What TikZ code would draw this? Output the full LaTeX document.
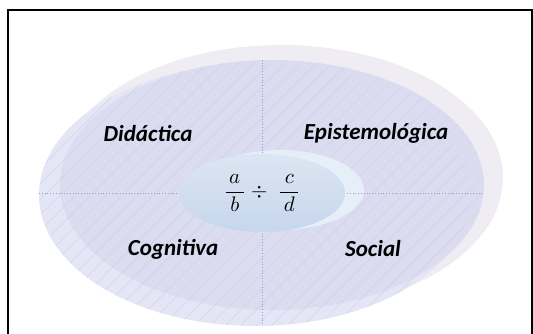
\documentclass[tikz,border=0pt]{standalone}
\usepackage{graphicx}
\usepackage{fontspec}
\newfontfamily\labelfont{Carlito}
\usetikzlibrary{shapes.geometric,patterns.meta}
\definecolor{shadowlav}{HTML}{EFEDF3}
\definecolor{lightlav}{HTML}{E4E6F6}
\definecolor{mainlav}{HTML}{DCDCF0}
\definecolor{hatchlav}{HTML}{D3D3EB}
\definecolor{coretop}{HTML}{DCE6F3}
\definecolor{corebot}{HTML}{C6D6EC}
\definecolor{coreshadow}{HTML}{E6EEF8}
\definecolor{axisblue}{HTML}{8C9FD8}

\begin{document}
\begin{tikzpicture}[x=1pt,y=-1pt,
  dim/.style={font=\labelfont\bfseries\itshape\fontsize{23}{27}\selectfont,anchor=base,inner sep=0pt},
  axis/.style={draw=axisblue,dotted,line width=0.8pt},
  hatch/.style={pattern={Lines[angle=45,distance=11pt,line width=0.5pt]},pattern color=hatchlav}]
\useasboundingbox (0,0) rectangle (533,333);
\draw[line width=2pt] (7.5,334) -- (7.5,9.5) -- (531.5,9.5) -- (531.5,334);
\fill[shadowlav] (281,178) ellipse [x radius=222pt,y radius=133pt];
\fill[lightlav] (255,195) ellipse [x radius=216pt,y radius=131pt];
\fill[mainlav] (272,185) ellipse [x radius=212pt,y radius=125pt];
\fill[hatch] (255,195) ellipse [x radius=216pt,y radius=131pt];
\fill[hatch] (272,185) ellipse [x radius=212pt,y radius=125pt];
\fill[coreshadow] (280,190) ellipse [x radius=84pt,y radius=40pt];
\coordinate (top) at (262,60);
\coordinate (bottom) at (262,326);
\coordinate (left) at (39,193);
\coordinate (right) at (484,193);
\draw[axis] (top) -- (bottom);
\draw[axis] (left) -- (right);
\node[ellipse,minimum width=166pt,minimum height=78pt,inner sep=0pt,top color=coretop,bottom color=corebot]
  (core) at (262,193) {\scalebox{2.1}{$\displaystyle\frac{\,a\,}{\,b\,}\div\;\frac{\,c\,}{\,d\,}$}};
\node[dim] (didactica) at (148,141) {Didáctica};
\node[dim] (episte) at (376,139) {Epistemológica};
\node[dim] (cognitiva) at (173,255) {Cognitiva};
\node[dim] (social) at (373,256) {Social};
\end{tikzpicture}
\end{document}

**Instruction:**
Without the pictures, copy the material exactly as given.

**Full response:**
What TikZ code would draw this? Output the full LaTeX document.
\documentclass[tikz,border=0pt]{standalone}
\usepackage{graphicx}
\usepackage{fontspec}
\newfontfamily\labelfont{Carlito}
\usetikzlibrary{shapes.geometric,patterns.meta}
\definecolor{shadowlav}{HTML}{EFEDF3}
\definecolor{lightlav}{HTML}{E4E6F6}
\definecolor{mainlav}{HTML}{DCDCF0}
\definecolor{hatchlav}{HTML}{D3D3EB}
\definecolor{coretop}{HTML}{DCE6F3}
\definecolor{corebot}{HTML}{C6D6EC}
\definecolor{coreshadow}{HTML}{E6EEF8}
\definecolor{axisblue}{HTML}{8C9FD8}

\begin{document}
\begin{tikzpicture}[x=1pt,y=-1pt,
  dim/.style={font=\labelfont\bfseries\itshape\fontsize{23}{27}\selectfont,anchor=base,inner sep=0pt},
  axis/.style={draw=axisblue,dotted,line width=0.8pt},
  hatch/.style={pattern={Lines[angle=45,distance=11pt,line width=0.5pt]},pattern color=hatchlav}]
\useasboundingbox (0,0) rectangle (533,333);
\draw[line width=2pt] (7.5,334) -- (7.5,9.5) -- (531.5,9.5) -- (531.5,334);
\fill[shadowlav] (281,178) ellipse [x radius=222pt,y radius=133pt];
\fill[lightlav] (255,195) ellipse [x radius=216pt,y radius=131pt];
\fill[mainlav] (272,185) ellipse [x radius=212pt,y radius=125pt];
\fill[hatch] (255,195) ellipse [x radius=216pt,y radius=131pt];
\fill[hatch] (272,185) ellipse [x radius=212pt,y radius=125pt];
\fill[coreshadow] (280,190) ellipse [x radius=84pt,y radius=40pt];
\coordinate (top) at (262,60);
\coordinate (bottom) at (262,326);
\coordinate (left) at (39,193);
\coordinate (right) at (484,193);
\draw[axis] (top) -- (bottom);
\draw[axis] (left) -- (right);
\node[ellipse,minimum width=166pt,minimum height=78pt,inner sep=0pt,top color=coretop,bottom color=corebot]
  (core) at (262,193) {\scalebox{2.1}{$\displaystyle\frac{\,a\,}{\,b\,}\div\;\frac{\,c\,}{\,d\,}$}};
\node[dim] (didactica) at (148,141) {Didáctica};
\node[dim] (episte) at (376,139) {Epistemológica};
\node[dim] (cognitiva) at (173,255) {Cognitiva};
\node[dim] (social) at (373,256) {Social};
\end{tikzpicture}
\end{document}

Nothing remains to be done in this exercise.